## begin

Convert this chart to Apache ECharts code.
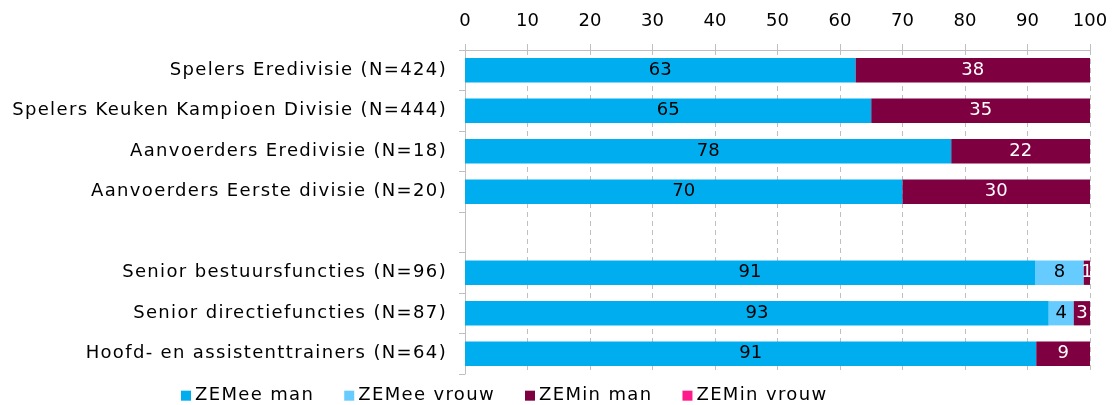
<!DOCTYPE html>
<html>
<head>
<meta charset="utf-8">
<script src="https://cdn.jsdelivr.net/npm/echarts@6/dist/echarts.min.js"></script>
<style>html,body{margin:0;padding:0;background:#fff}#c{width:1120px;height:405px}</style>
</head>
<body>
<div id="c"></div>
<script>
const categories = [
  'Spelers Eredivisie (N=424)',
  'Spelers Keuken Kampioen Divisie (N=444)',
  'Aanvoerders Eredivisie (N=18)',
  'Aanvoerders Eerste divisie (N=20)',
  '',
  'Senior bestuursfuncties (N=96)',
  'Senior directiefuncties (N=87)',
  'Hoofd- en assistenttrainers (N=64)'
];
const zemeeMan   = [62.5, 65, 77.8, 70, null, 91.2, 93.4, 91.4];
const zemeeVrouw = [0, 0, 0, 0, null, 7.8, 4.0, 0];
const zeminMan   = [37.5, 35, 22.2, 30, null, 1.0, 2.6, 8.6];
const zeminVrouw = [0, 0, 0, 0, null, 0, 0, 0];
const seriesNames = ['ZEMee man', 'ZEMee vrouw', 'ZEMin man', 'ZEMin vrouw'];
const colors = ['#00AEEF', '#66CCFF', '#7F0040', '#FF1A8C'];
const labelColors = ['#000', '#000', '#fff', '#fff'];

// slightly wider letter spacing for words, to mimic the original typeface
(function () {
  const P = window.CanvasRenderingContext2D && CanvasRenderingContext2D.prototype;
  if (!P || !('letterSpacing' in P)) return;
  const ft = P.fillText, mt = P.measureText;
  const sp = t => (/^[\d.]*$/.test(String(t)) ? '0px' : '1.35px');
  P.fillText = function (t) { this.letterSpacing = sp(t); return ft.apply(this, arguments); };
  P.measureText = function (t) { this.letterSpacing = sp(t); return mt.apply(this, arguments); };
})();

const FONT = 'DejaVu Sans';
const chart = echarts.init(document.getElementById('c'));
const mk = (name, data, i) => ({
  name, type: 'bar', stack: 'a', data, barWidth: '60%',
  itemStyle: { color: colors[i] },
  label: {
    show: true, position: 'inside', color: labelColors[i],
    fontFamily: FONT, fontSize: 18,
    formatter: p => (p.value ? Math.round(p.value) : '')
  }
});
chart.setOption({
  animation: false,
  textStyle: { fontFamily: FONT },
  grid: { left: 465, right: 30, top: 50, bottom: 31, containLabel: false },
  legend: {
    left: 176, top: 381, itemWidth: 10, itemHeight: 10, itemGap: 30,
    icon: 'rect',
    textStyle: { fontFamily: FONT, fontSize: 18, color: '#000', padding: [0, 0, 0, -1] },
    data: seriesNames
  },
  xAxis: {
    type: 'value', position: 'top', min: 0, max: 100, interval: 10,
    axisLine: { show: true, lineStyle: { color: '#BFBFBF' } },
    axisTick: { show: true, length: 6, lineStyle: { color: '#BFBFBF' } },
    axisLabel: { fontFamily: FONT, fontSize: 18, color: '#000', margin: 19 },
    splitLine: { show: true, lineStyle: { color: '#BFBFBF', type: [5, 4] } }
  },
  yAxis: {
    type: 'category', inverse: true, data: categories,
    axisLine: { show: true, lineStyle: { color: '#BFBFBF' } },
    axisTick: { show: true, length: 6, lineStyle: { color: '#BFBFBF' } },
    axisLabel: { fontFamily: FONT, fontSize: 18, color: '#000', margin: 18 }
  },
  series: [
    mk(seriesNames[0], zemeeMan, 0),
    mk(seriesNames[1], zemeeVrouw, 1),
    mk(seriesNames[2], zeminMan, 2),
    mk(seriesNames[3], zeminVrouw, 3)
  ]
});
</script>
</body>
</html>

## end

◆ WHAT IS EXPECTED ◆
Return all of the data exactly as written, and drop the pictures.

◆ REPLY ◆
Convert this chart to Apache ECharts code.
<!DOCTYPE html>
<html>
<head>
<meta charset="utf-8">
<script src="https://cdn.jsdelivr.net/npm/echarts@6/dist/echarts.min.js"></script>
<style>html,body{margin:0;padding:0;background:#fff}#c{width:1120px;height:405px}</style>
</head>
<body>
<div id="c"></div>
<script>
const categories = [
  'Spelers Eredivisie (N=424)',
  'Spelers Keuken Kampioen Divisie (N=444)',
  'Aanvoerders Eredivisie (N=18)',
  'Aanvoerders Eerste divisie (N=20)',
  '',
  'Senior bestuursfuncties (N=96)',
  'Senior directiefuncties (N=87)',
  'Hoofd- en assistenttrainers (N=64)'
];
const zemeeMan   = [62.5, 65, 77.8, 70, null, 91.2, 93.4, 91.4];
const zemeeVrouw = [0, 0, 0, 0, null, 7.8, 4.0, 0];
const zeminMan   = [37.5, 35, 22.2, 30, null, 1.0, 2.6, 8.6];
const zeminVrouw = [0, 0, 0, 0, null, 0, 0, 0];
const seriesNames = ['ZEMee man', 'ZEMee vrouw', 'ZEMin man', 'ZEMin vrouw'];
const colors = ['#00AEEF', '#66CCFF', '#7F0040', '#FF1A8C'];
const labelColors = ['#000', '#000', '#fff', '#fff'];

// slightly wider letter spacing for words, to mimic the original typeface
(function () {
  const P = window.CanvasRenderingContext2D && CanvasRenderingContext2D.prototype;
  if (!P || !('letterSpacing' in P)) return;
  const ft = P.fillText, mt = P.measureText;
  const sp = t => (/^[\d.]*$/.test(String(t)) ? '0px' : '1.35px');
  P.fillText = function (t) { this.letterSpacing = sp(t); return ft.apply(this, arguments); };
  P.measureText = function (t) { this.letterSpacing = sp(t); return mt.apply(this, arguments); };
})();

const FONT = 'DejaVu Sans';
const chart = echarts.init(document.getElementById('c'));
const mk = (name, data, i) => ({
  name, type: 'bar', stack: 'a', data, barWidth: '60%',
  itemStyle: { color: colors[i] },
  label: {
    show: true, position: 'inside', color: labelColors[i],
    fontFamily: FONT, fontSize: 18,
    formatter: p => (p.value ? Math.round(p.value) : '')
  }
});
chart.setOption({
  animation: false,
  textStyle: { fontFamily: FONT },
  grid: { left: 465, right: 30, top: 50, bottom: 31, containLabel: false },
  legend: {
    left: 176, top: 381, itemWidth: 10, itemHeight: 10, itemGap: 30,
    icon: 'rect',
    textStyle: { fontFamily: FONT, fontSize: 18, color: '#000', padding: [0, 0, 0, -1] },
    data: seriesNames
  },
  xAxis: {
    type: 'value', position: 'top', min: 0, max: 100, interval: 10,
    axisLine: { show: true, lineStyle: { color: '#BFBFBF' } },
    axisTick: { show: true, length: 6, lineStyle: { color: '#BFBFBF' } },
    axisLabel: { fontFamily: FONT, fontSize: 18, color: '#000', margin: 19 },
    splitLine: { show: true, lineStyle: { color: '#BFBFBF', type: [5, 4] } }
  },
  yAxis: {
    type: 'category', inverse: true, data: categories,
    axisLine: { show: true, lineStyle: { color: '#BFBFBF' } },
    axisTick: { show: true, length: 6, lineStyle: { color: '#BFBFBF' } },
    axisLabel: { fontFamily: FONT, fontSize: 18, color: '#000', margin: 18 }
  },
  series: [
    mk(seriesNames[0], zemeeMan, 0),
    mk(seriesNames[1], zemeeVrouw, 1),
    mk(seriesNames[2], zeminMan, 2),
    mk(seriesNames[3], zeminVrouw, 3)
  ]
});
</script>
</body>
</html>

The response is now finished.